Task:
Below is a listing; write it out exactly and drop any images from it.

Supplied information:
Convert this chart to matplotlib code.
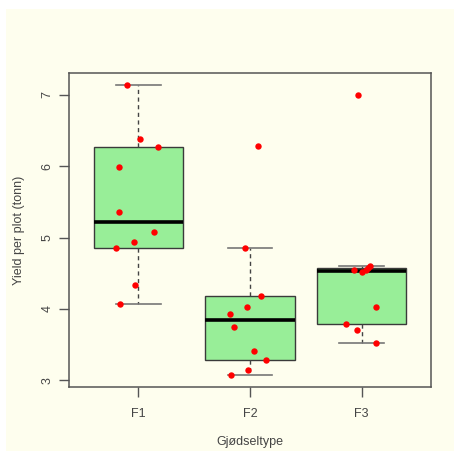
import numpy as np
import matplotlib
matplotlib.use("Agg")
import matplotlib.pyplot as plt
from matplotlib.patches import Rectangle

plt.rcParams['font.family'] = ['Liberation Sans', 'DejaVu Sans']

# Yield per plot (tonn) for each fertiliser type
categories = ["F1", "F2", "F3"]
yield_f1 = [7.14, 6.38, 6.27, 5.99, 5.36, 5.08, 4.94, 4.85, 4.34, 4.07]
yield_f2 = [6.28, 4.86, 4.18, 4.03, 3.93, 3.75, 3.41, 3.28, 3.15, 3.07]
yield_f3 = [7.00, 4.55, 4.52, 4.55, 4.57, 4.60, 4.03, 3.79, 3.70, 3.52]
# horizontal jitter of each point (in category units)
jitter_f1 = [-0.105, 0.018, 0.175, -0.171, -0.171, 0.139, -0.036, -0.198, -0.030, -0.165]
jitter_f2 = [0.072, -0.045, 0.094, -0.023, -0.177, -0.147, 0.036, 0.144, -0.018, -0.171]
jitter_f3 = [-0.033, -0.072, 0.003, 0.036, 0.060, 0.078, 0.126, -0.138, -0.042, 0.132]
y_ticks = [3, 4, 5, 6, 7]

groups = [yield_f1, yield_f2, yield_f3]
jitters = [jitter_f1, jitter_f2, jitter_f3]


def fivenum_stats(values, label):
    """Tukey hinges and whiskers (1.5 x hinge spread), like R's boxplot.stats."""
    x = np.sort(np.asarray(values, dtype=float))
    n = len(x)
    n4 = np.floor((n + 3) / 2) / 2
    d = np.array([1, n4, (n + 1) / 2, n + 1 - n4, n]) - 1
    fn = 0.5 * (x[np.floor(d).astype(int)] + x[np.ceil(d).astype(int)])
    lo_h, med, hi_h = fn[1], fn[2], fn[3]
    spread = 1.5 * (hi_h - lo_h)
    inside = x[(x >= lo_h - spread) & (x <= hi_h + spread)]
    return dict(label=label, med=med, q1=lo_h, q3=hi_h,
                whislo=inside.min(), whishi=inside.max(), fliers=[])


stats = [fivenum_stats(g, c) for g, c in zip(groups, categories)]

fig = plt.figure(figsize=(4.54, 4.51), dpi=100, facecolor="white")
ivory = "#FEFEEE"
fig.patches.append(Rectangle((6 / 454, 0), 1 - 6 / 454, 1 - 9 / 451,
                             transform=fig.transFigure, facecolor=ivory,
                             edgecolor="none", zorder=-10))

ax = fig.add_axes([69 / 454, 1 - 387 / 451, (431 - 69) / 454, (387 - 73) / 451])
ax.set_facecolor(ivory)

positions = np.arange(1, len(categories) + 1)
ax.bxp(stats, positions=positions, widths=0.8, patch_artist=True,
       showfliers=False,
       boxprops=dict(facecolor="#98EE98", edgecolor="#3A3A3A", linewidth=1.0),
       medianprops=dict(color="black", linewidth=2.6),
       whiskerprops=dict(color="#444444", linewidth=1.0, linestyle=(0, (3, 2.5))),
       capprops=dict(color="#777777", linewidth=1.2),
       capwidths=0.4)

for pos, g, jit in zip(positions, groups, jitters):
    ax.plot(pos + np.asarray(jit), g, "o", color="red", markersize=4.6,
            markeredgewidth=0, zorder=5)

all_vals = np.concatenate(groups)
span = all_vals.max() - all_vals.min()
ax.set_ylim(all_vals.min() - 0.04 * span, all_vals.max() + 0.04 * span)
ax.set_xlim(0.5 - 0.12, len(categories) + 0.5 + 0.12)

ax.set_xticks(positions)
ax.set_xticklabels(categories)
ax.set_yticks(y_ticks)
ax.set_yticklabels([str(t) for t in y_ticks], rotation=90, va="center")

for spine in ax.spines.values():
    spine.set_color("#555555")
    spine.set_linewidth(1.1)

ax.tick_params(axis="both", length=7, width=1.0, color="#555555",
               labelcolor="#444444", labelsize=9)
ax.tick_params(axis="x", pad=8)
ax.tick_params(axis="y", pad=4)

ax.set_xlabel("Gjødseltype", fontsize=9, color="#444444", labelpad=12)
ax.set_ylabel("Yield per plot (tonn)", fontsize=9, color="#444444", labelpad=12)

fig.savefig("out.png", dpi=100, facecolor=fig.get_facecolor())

Response to this exercise:
Convert this chart to matplotlib code.
import numpy as np
import matplotlib
matplotlib.use("Agg")
import matplotlib.pyplot as plt
from matplotlib.patches import Rectangle

plt.rcParams['font.family'] = ['Liberation Sans', 'DejaVu Sans']

# Yield per plot (tonn) for each fertiliser type
categories = ["F1", "F2", "F3"]
yield_f1 = [7.14, 6.38, 6.27, 5.99, 5.36, 5.08, 4.94, 4.85, 4.34, 4.07]
yield_f2 = [6.28, 4.86, 4.18, 4.03, 3.93, 3.75, 3.41, 3.28, 3.15, 3.07]
yield_f3 = [7.00, 4.55, 4.52, 4.55, 4.57, 4.60, 4.03, 3.79, 3.70, 3.52]
# horizontal jitter of each point (in category units)
jitter_f1 = [-0.105, 0.018, 0.175, -0.171, -0.171, 0.139, -0.036, -0.198, -0.030, -0.165]
jitter_f2 = [0.072, -0.045, 0.094, -0.023, -0.177, -0.147, 0.036, 0.144, -0.018, -0.171]
jitter_f3 = [-0.033, -0.072, 0.003, 0.036, 0.060, 0.078, 0.126, -0.138, -0.042, 0.132]
y_ticks = [3, 4, 5, 6, 7]

groups = [yield_f1, yield_f2, yield_f3]
jitters = [jitter_f1, jitter_f2, jitter_f3]


def fivenum_stats(values, label):
    """Tukey hinges and whiskers (1.5 x hinge spread), like R's boxplot.stats."""
    x = np.sort(np.asarray(values, dtype=float))
    n = len(x)
    n4 = np.floor((n + 3) / 2) / 2
    d = np.array([1, n4, (n + 1) / 2, n + 1 - n4, n]) - 1
    fn = 0.5 * (x[np.floor(d).astype(int)] + x[np.ceil(d).astype(int)])
    lo_h, med, hi_h = fn[1], fn[2], fn[3]
    spread = 1.5 * (hi_h - lo_h)
    inside = x[(x >= lo_h - spread) & (x <= hi_h + spread)]
    return dict(label=label, med=med, q1=lo_h, q3=hi_h,
                whislo=inside.min(), whishi=inside.max(), fliers=[])


stats = [fivenum_stats(g, c) for g, c in zip(groups, categories)]

fig = plt.figure(figsize=(4.54, 4.51), dpi=100, facecolor="white")
ivory = "#FEFEEE"
fig.patches.append(Rectangle((6 / 454, 0), 1 - 6 / 454, 1 - 9 / 451,
                             transform=fig.transFigure, facecolor=ivory,
                             edgecolor="none", zorder=-10))

ax = fig.add_axes([69 / 454, 1 - 387 / 451, (431 - 69) / 454, (387 - 73) / 451])
ax.set_facecolor(ivory)

positions = np.arange(1, len(categories) + 1)
ax.bxp(stats, positions=positions, widths=0.8, patch_artist=True,
       showfliers=False,
       boxprops=dict(facecolor="#98EE98", edgecolor="#3A3A3A", linewidth=1.0),
       medianprops=dict(color="black", linewidth=2.6),
       whiskerprops=dict(color="#444444", linewidth=1.0, linestyle=(0, (3, 2.5))),
       capprops=dict(color="#777777", linewidth=1.2),
       capwidths=0.4)

for pos, g, jit in zip(positions, groups, jitters):
    ax.plot(pos + np.asarray(jit), g, "o", color="red", markersize=4.6,
            markeredgewidth=0, zorder=5)

all_vals = np.concatenate(groups)
span = all_vals.max() - all_vals.min()
ax.set_ylim(all_vals.min() - 0.04 * span, all_vals.max() + 0.04 * span)
ax.set_xlim(0.5 - 0.12, len(categories) + 0.5 + 0.12)

ax.set_xticks(positions)
ax.set_xticklabels(categories)
ax.set_yticks(y_ticks)
ax.set_yticklabels([str(t) for t in y_ticks], rotation=90, va="center")

for spine in ax.spines.values():
    spine.set_color("#555555")
    spine.set_linewidth(1.1)

ax.tick_params(axis="both", length=7, width=1.0, color="#555555",
               labelcolor="#444444", labelsize=9)
ax.tick_params(axis="x", pad=8)
ax.tick_params(axis="y", pad=4)

ax.set_xlabel("Gjødseltype", fontsize=9, color="#444444", labelpad=12)
ax.set_ylabel("Yield per plot (tonn)", fontsize=9, color="#444444", labelpad=12)

fig.savefig("out.png", dpi=100, facecolor=fig.get_facecolor())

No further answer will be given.